**SET PROBLEM:** Make an exact copy of the data below, leaving out every picture.
--- Begin AVAILABLE DATA ---
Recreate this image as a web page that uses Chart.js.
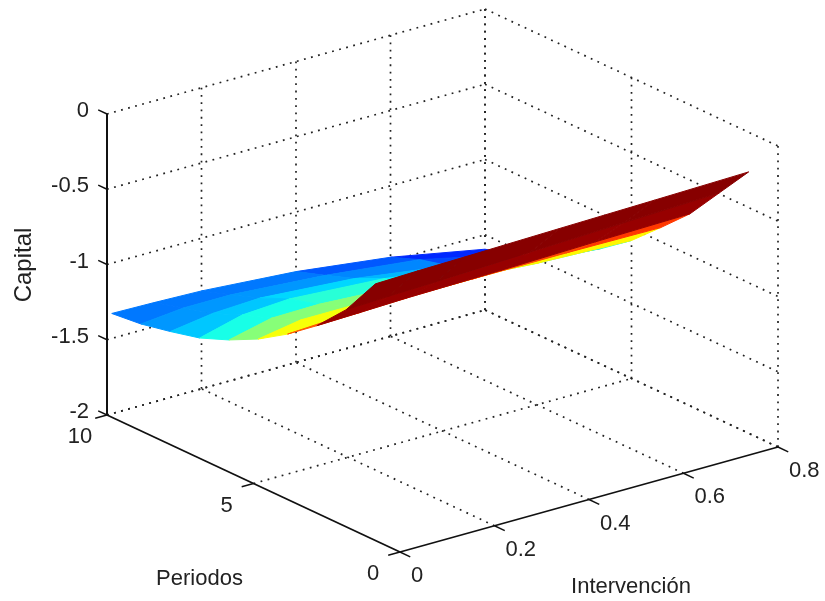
<!DOCTYPE html>
<html>
<head>
<meta charset="utf-8">
<title>Capital</title>
<script src="https://cdn.jsdelivr.net/npm/chart.js@4/dist/chart.umd.min.js"></script>
<style>
    html, body { margin: 0; padding: 0; background: #fff; }
    canvas { display: block; }
</style>
</head>
<body>
<canvas id="myChart" width="825" height="601"></canvas>
<script>
// surface values, one list per period
var interventionValues = [0.01, 0.1, 0.2, 0.4, 0.6, 0.8];
var periodValues = [1, 2, 3, 4, 5, 6, 7, 8, 9, 10];
var capitalPeriod1 = [-0.318, -0.31, -0.304, -0.29, -0.277, -0.263];
var capitalPeriod2 = [-0.581, -0.57, -0.56, -0.537, -0.515, -0.493];
var capitalPeriod3 = [-0.778, -0.77, -0.76, -0.75, -0.735, -0.723];
var capitalPeriod4 = [-0.925, -0.91, -0.9, -0.9, -0.9, -0.906];
var capitalPeriod5 = [-1.049, -1.0, -1.0, -1.015, -1.06, -1.083];
var capitalPeriod6 = [-1.146, -1.08, -1.075, -1.11, -1.17, -1.226];
var capitalPeriod7 = [-1.224, -1.15, -1.13, -1.17, -1.26, -1.344];
var capitalPeriod8 = [-1.272, -1.23, -1.215, -1.26, -1.35, -1.468];
var capitalPeriod9 = [-1.313, -1.285, -1.285, -1.33, -1.4, -1.54];
var capitalPeriod10 = [-1.334, -1.34, -1.35, -1.396, -1.475, -1.596];

var interventionTicks = [0, 0.2, 0.4, 0.6, 0.8];
var periodTicks = [0, 5, 10];
var capitalTicks = [-2, -1.5, -1, -0.5, 0];

var capitalRows = [capitalPeriod1, capitalPeriod2, capitalPeriod3, capitalPeriod4, capitalPeriod5,
    capitalPeriod6, capitalPeriod7, capitalPeriod8, capitalPeriod9, capitalPeriod10];

// where a capital value sits on the jet colormap
var colorCapital = [-1.52, -1.4, -1.285, -1.215, -1.13, -1.075, -1.0, -0.91, -0.76, -0.56, -0.3];
var colorPlace = [0.08, 0.16, 0.24, 0.28, 0.34, 0.41, 0.5, 0.62, 0.8, 0.98, 1];

// view of the 3d box, the page plane is what the chart scales show
function project(intervention, period, capital) {
    return {
        x: 400 + 378 * (intervention / 0.8) - 293 * (period / 10),
        y: 552 - 105 * (intervention / 0.8) - 137 * (period / 10) - 150.5 * (capital + 2)
    };
}

function colorPosition(value) {
    if (value <= colorCapital[0]) return colorPlace[0];
    for (var i = 1; i < colorCapital.length; i++) {
        if (value <= colorCapital[i]) {
            var f = (value - colorCapital[i - 1]) / (colorCapital[i] - colorCapital[i - 1]);
            return colorPlace[i - 1] + f * (colorPlace[i] - colorPlace[i - 1]);
        }
    }
    return 1;
}

// matlab jet, 64 steps
function jet(value) {
    var t = colorPosition(value);
    t = (Math.min(63, Math.floor(t * 64)) + 0.5) / 64;
    function band(c) {
        return Math.round(255 * Math.max(0, Math.min(1, 1.5 - Math.abs(4 * t - c))));
    }
    return 'rgb(' + band(3) + ',' + band(2) + ',' + band(1) + ')';
}

function segment(from, to, color, width, dash) {
    return {
        data: [project.apply(null, from), project.apply(null, to)],
        showLine: true,
        borderColor: color,
        borderWidth: width,
        borderDash: dash || [],
        pointRadius: 0,
        fill: false
    };
}

var dots = [1.8, 5.5];
var dotColor = '#222';
var axisColor = '#111';
var paintOrder = [];

// floor and the two back walls
periodTicks.forEach(function (p) {
    if (p > 0) paintOrder.push(segment([0, p, -2], [0.8, p, -2], dotColor, 1.7, dots));
    paintOrder.push(segment([0.8, p, -2], [0.8, p, 0], dotColor, 1.7, dots));
});
interventionTicks.forEach(function (v) {
    if (v > 0) {
        paintOrder.push(segment([v, 0, -2], [v, 10, -2], dotColor, 1.7, dots));
        paintOrder.push(segment([v, 10, -2], [v, 10, 0], dotColor, 1.7, dots));
    }
});
capitalTicks.forEach(function (c) {
    paintOrder.push(segment([0, 10, c], [0.8, 10, c], dotColor, 1.7, dots));
    paintOrder.push(segment([0.8, 10, c], [0.8, 0, c], dotColor, 1.7, dots));
});

// axes and their ticks
paintOrder.push(segment([0, 0, -2], [0.8, 0, -2], axisColor, 1.8));
paintOrder.push(segment([0, 0, -2], [0, 10, -2], axisColor, 1.8));
paintOrder.push(segment([0, 10, -2], [0, 10, 0], axisColor, 2));
interventionTicks.forEach(function (v) {
    paintOrder.push(segment([v, 0, -2], [v, -0.35, -2], axisColor, 1.4));
});
periodTicks.forEach(function (p) {
    paintOrder.push(segment([0, p, -2], [-0.025, p, -2], axisColor, 1.4));
});
capitalTicks.forEach(function (c) {
    paintOrder.push(segment([0, 10, c], [0, 10.3, c], axisColor, 1.4));
});

// surface faces back to front, the narrow first column shares the colour of the next one
for (var r = periodValues.length - 2; r >= 0; r--) {
    for (var c = interventionValues.length - 2; c >= 0; c--) {
        var color = jet(capitalRows[r][Math.max(c, 1)]);
        paintOrder.push({
            data: [
                project(interventionValues[c], periodValues[r], capitalRows[r][c]),
                project(interventionValues[c + 1], periodValues[r], capitalRows[r][c + 1]),
                project(interventionValues[c + 1], periodValues[r + 1], capitalRows[r + 1][c + 1]),
                project(interventionValues[c], periodValues[r + 1], capitalRows[r + 1][c]),
                project(interventionValues[c], periodValues[r], capitalRows[r][c])
            ],
            showLine: true,
            borderColor: color,
            borderWidth: 1,
            backgroundColor: color,
            pointRadius: 0,
            fill: 'shape'
        });
    }
}

var labelPlugin = {
    id: 'boxLabels',
    afterDraw: function (chart) {
        var ctx = chart.ctx;
        var xs = chart.scales.x;
        var ys = chart.scales.y;

        function put(text, at, dx, dy, align) {
            ctx.textAlign = align;
            ctx.fillText(text, xs.getPixelForValue(at.x) + dx, ys.getPixelForValue(at.y) + dy);
        }

        ctx.save();
        ctx.fillStyle = '#222';
        ctx.textBaseline = 'middle';
        ctx.font = '22px "Liberation Sans"';
        capitalTicks.forEach(function (c) {
            put(String(c), project(0, 10, c), -18, -3, 'right');
        });
        periodTicks.forEach(function (p) {
            put(String(p), project(0, p, -2), -27, 22, 'center');
        });
        interventionTicks.forEach(function (v) {
            put(String(v), project(v, 0, -2), 11, 24, 'left');
        });
        ctx.textAlign = 'center';
        ctx.fillText('Periodos', 199.5, 579);
        ctx.fillText('Intervención', 631, 587);
        ctx.translate(24, 265);
        ctx.rotate(-Math.PI / 2);
        ctx.font = '24px "Liberation Sans"';
        ctx.fillText('Capital', 0, 0);
        ctx.restore();
    }
};

new Chart(document.getElementById('myChart').getContext('2d'), {
    type: 'scatter',
    // chart.js paints the first dataset last
    data: {datasets: paintOrder.slice().reverse()},
    plugins: [labelPlugin],
    options: {
        responsive: false,
        animation: false,
        layout: {padding: 0},
        plugins: {legend: {display: false}, tooltip: {enabled: false}},
        elements: {line: {tension: 0}},
        scales: {
            x: {type: 'linear', display: false, min: 0, max: 825},
            y: {type: 'linear', display: false, reverse: true, min: 0, max: 601}
        }
    }
});
</script>
</body>
</html>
--- End AVAILABLE DATA ---
**FULL OUTPUT:**
Recreate this image as a web page that uses Chart.js.
<!DOCTYPE html>
<html>
<head>
<meta charset="utf-8">
<title>Capital</title>
<script src="https://cdn.jsdelivr.net/npm/chart.js@4/dist/chart.umd.min.js"></script>
<style>
    html, body { margin: 0; padding: 0; background: #fff; }
    canvas { display: block; }
</style>
</head>
<body>
<canvas id="myChart" width="825" height="601"></canvas>
<script>
// surface values, one list per period
var interventionValues = [0.01, 0.1, 0.2, 0.4, 0.6, 0.8];
var periodValues = [1, 2, 3, 4, 5, 6, 7, 8, 9, 10];
var capitalPeriod1 = [-0.318, -0.31, -0.304, -0.29, -0.277, -0.263];
var capitalPeriod2 = [-0.581, -0.57, -0.56, -0.537, -0.515, -0.493];
var capitalPeriod3 = [-0.778, -0.77, -0.76, -0.75, -0.735, -0.723];
var capitalPeriod4 = [-0.925, -0.91, -0.9, -0.9, -0.9, -0.906];
var capitalPeriod5 = [-1.049, -1.0, -1.0, -1.015, -1.06, -1.083];
var capitalPeriod6 = [-1.146, -1.08, -1.075, -1.11, -1.17, -1.226];
var capitalPeriod7 = [-1.224, -1.15, -1.13, -1.17, -1.26, -1.344];
var capitalPeriod8 = [-1.272, -1.23, -1.215, -1.26, -1.35, -1.468];
var capitalPeriod9 = [-1.313, -1.285, -1.285, -1.33, -1.4, -1.54];
var capitalPeriod10 = [-1.334, -1.34, -1.35, -1.396, -1.475, -1.596];

var interventionTicks = [0, 0.2, 0.4, 0.6, 0.8];
var periodTicks = [0, 5, 10];
var capitalTicks = [-2, -1.5, -1, -0.5, 0];

var capitalRows = [capitalPeriod1, capitalPeriod2, capitalPeriod3, capitalPeriod4, capitalPeriod5,
    capitalPeriod6, capitalPeriod7, capitalPeriod8, capitalPeriod9, capitalPeriod10];

// where a capital value sits on the jet colormap
var colorCapital = [-1.52, -1.4, -1.285, -1.215, -1.13, -1.075, -1.0, -0.91, -0.76, -0.56, -0.3];
var colorPlace = [0.08, 0.16, 0.24, 0.28, 0.34, 0.41, 0.5, 0.62, 0.8, 0.98, 1];

// view of the 3d box, the page plane is what the chart scales show
function project(intervention, period, capital) {
    return {
        x: 400 + 378 * (intervention / 0.8) - 293 * (period / 10),
        y: 552 - 105 * (intervention / 0.8) - 137 * (period / 10) - 150.5 * (capital + 2)
    };
}

function colorPosition(value) {
    if (value <= colorCapital[0]) return colorPlace[0];
    for (var i = 1; i < colorCapital.length; i++) {
        if (value <= colorCapital[i]) {
            var f = (value - colorCapital[i - 1]) / (colorCapital[i] - colorCapital[i - 1]);
            return colorPlace[i - 1] + f * (colorPlace[i] - colorPlace[i - 1]);
        }
    }
    return 1;
}

// matlab jet, 64 steps
function jet(value) {
    var t = colorPosition(value);
    t = (Math.min(63, Math.floor(t * 64)) + 0.5) / 64;
    function band(c) {
        return Math.round(255 * Math.max(0, Math.min(1, 1.5 - Math.abs(4 * t - c))));
    }
    return 'rgb(' + band(3) + ',' + band(2) + ',' + band(1) + ')';
}

function segment(from, to, color, width, dash) {
    return {
        data: [project.apply(null, from), project.apply(null, to)],
        showLine: true,
        borderColor: color,
        borderWidth: width,
        borderDash: dash || [],
        pointRadius: 0,
        fill: false
    };
}

var dots = [1.8, 5.5];
var dotColor = '#222';
var axisColor = '#111';
var paintOrder = [];

// floor and the two back walls
periodTicks.forEach(function (p) {
    if (p > 0) paintOrder.push(segment([0, p, -2], [0.8, p, -2], dotColor, 1.7, dots));
    paintOrder.push(segment([0.8, p, -2], [0.8, p, 0], dotColor, 1.7, dots));
});
interventionTicks.forEach(function (v) {
    if (v > 0) {
        paintOrder.push(segment([v, 0, -2], [v, 10, -2], dotColor, 1.7, dots));
        paintOrder.push(segment([v, 10, -2], [v, 10, 0], dotColor, 1.7, dots));
    }
});
capitalTicks.forEach(function (c) {
    paintOrder.push(segment([0, 10, c], [0.8, 10, c], dotColor, 1.7, dots));
    paintOrder.push(segment([0.8, 10, c], [0.8, 0, c], dotColor, 1.7, dots));
});

// axes and their ticks
paintOrder.push(segment([0, 0, -2], [0.8, 0, -2], axisColor, 1.8));
paintOrder.push(segment([0, 0, -2], [0, 10, -2], axisColor, 1.8));
paintOrder.push(segment([0, 10, -2], [0, 10, 0], axisColor, 2));
interventionTicks.forEach(function (v) {
    paintOrder.push(segment([v, 0, -2], [v, -0.35, -2], axisColor, 1.4));
});
periodTicks.forEach(function (p) {
    paintOrder.push(segment([0, p, -2], [-0.025, p, -2], axisColor, 1.4));
});
capitalTicks.forEach(function (c) {
    paintOrder.push(segment([0, 10, c], [0, 10.3, c], axisColor, 1.4));
});

// surface faces back to front, the narrow first column shares the colour of the next one
for (var r = periodValues.length - 2; r >= 0; r--) {
    for (var c = interventionValues.length - 2; c >= 0; c--) {
        var color = jet(capitalRows[r][Math.max(c, 1)]);
        paintOrder.push({
            data: [
                project(interventionValues[c], periodValues[r], capitalRows[r][c]),
                project(interventionValues[c + 1], periodValues[r], capitalRows[r][c + 1]),
                project(interventionValues[c + 1], periodValues[r + 1], capitalRows[r + 1][c + 1]),
                project(interventionValues[c], periodValues[r + 1], capitalRows[r + 1][c]),
                project(interventionValues[c], periodValues[r], capitalRows[r][c])
            ],
            showLine: true,
            borderColor: color,
            borderWidth: 1,
            backgroundColor: color,
            pointRadius: 0,
            fill: 'shape'
        });
    }
}

var labelPlugin = {
    id: 'boxLabels',
    afterDraw: function (chart) {
        var ctx = chart.ctx;
        var xs = chart.scales.x;
        var ys = chart.scales.y;

        function put(text, at, dx, dy, align) {
            ctx.textAlign = align;
            ctx.fillText(text, xs.getPixelForValue(at.x) + dx, ys.getPixelForValue(at.y) + dy);
        }

        ctx.save();
        ctx.fillStyle = '#222';
        ctx.textBaseline = 'middle';
        ctx.font = '22px "Liberation Sans"';
        capitalTicks.forEach(function (c) {
            put(String(c), project(0, 10, c), -18, -3, 'right');
        });
        periodTicks.forEach(function (p) {
            put(String(p), project(0, p, -2), -27, 22, 'center');
        });
        interventionTicks.forEach(function (v) {
            put(String(v), project(v, 0, -2), 11, 24, 'left');
        });
        ctx.textAlign = 'center';
        ctx.fillText('Periodos', 199.5, 579);
        ctx.fillText('Intervención', 631, 587);
        ctx.translate(24, 265);
        ctx.rotate(-Math.PI / 2);
        ctx.font = '24px "Liberation Sans"';
        ctx.fillText('Capital', 0, 0);
        ctx.restore();
    }
};

new Chart(document.getElementById('myChart').getContext('2d'), {
    type: 'scatter',
    // chart.js paints the first dataset last
    data: {datasets: paintOrder.slice().reverse()},
    plugins: [labelPlugin],
    options: {
        responsive: false,
        animation: false,
        layout: {padding: 0},
        plugins: {legend: {display: false}, tooltip: {enabled: false}},
        elements: {line: {tension: 0}},
        scales: {
            x: {type: 'linear', display: false, min: 0, max: 825},
            y: {type: 'linear', display: false, reverse: true, min: 0, max: 601}
        }
    }
});
</script>
</body>
</html>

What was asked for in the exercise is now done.